You’ll meet your dedicated project manager before construction begins. That relationship starts in planning, not on day one of demo. By the time work starts on your home, your project manager already knows the details.

A pre-construction meeting brings together you, the project manager, and the sales team before anything begins. That meeting confirms everyone has the same information and surfaces any questions before they become problems once work begins on site.

You can learn more about how we structure the full project from start to finish on our our renovation process page.

How Long Does the Planning Phase Take?

For a whole home renovation, expect the planning phase to run six to twelve weeks. That’s not time spent waiting.

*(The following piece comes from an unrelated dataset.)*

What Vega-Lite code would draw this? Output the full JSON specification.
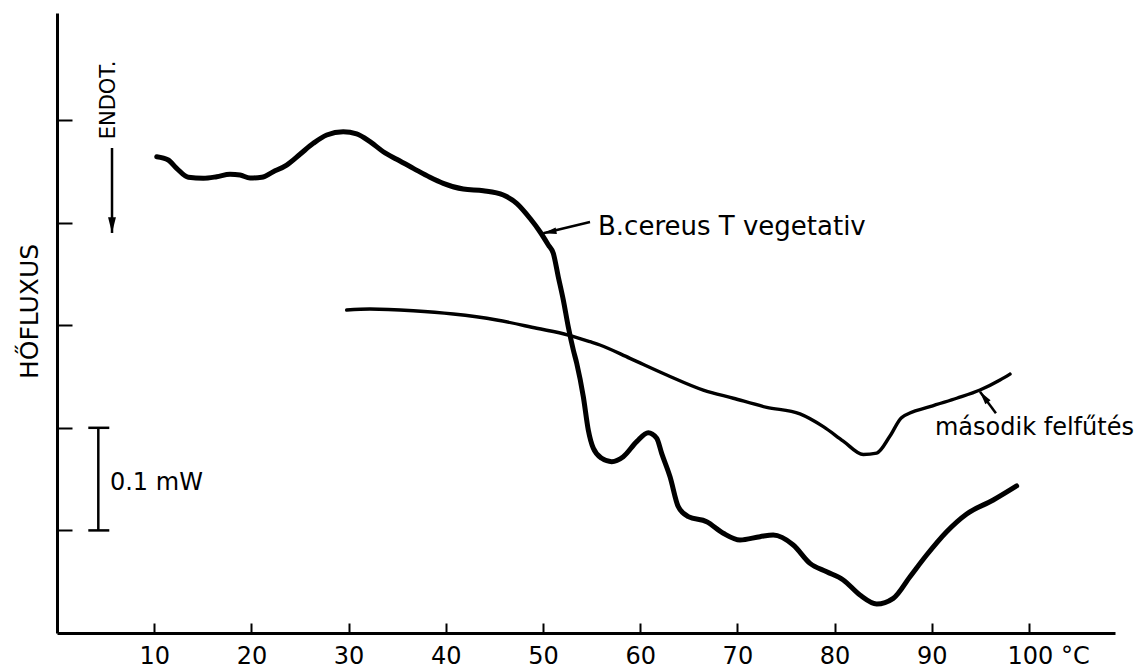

It’s active time filled with design meetings, selections, permitting, and scheduling.

Homeowners who move through decisions quickly tend to have shorter planning phases. The most common delays come from finishes that need to be ordered, structural decisions that require engineering review, or permit review timelines set by the town.

The home renovation services we offer on the Seacoast cover a wide range of project types, and the planning phase looks a little different depending on scope. A kitchen and bath renovation moves faster than a full floor addition. We’ll give you a realistic timeline during our first conversation.

If you’re thinking about a whole home renovation on the NH Seacoast and want to understand what the process looks like before you commit, we’re happy to talk. Request a quote and a member of the River Birch Builders team will follow up to schedule a first conversation.

 

Frequently Asked Questions

 

What should I bring to my first meeting with a home renovation contractor?

Come with a general sense of what you want to change and why. Photos of spaces you like, a rough budget range, and a list of your must-haves versus nice-to-haves are all helpful. You don't need architectural drawings or a finalized plan. That's what the planning phase is for.

How do I know if my renovation budget is realistic before planning starts?

A whole home renovation on the NH Seacoast typically ranges depending on the size of the home, existing conditions, and finish level. The most reliable way to check is to have an honest conversation with your builder early. River Birch Builders will tell you directly if your scope and budget don't align, and they'll tell you before you've committed to anything.

Do I need to move out during a whole home renovation?

It depends on the scope. Some homeowners stay in a portion of the house during renovation; others prefer to relocate for the duration. We'll cover this during the planning phase and help you think through what makes sense based on the project sequence and your household.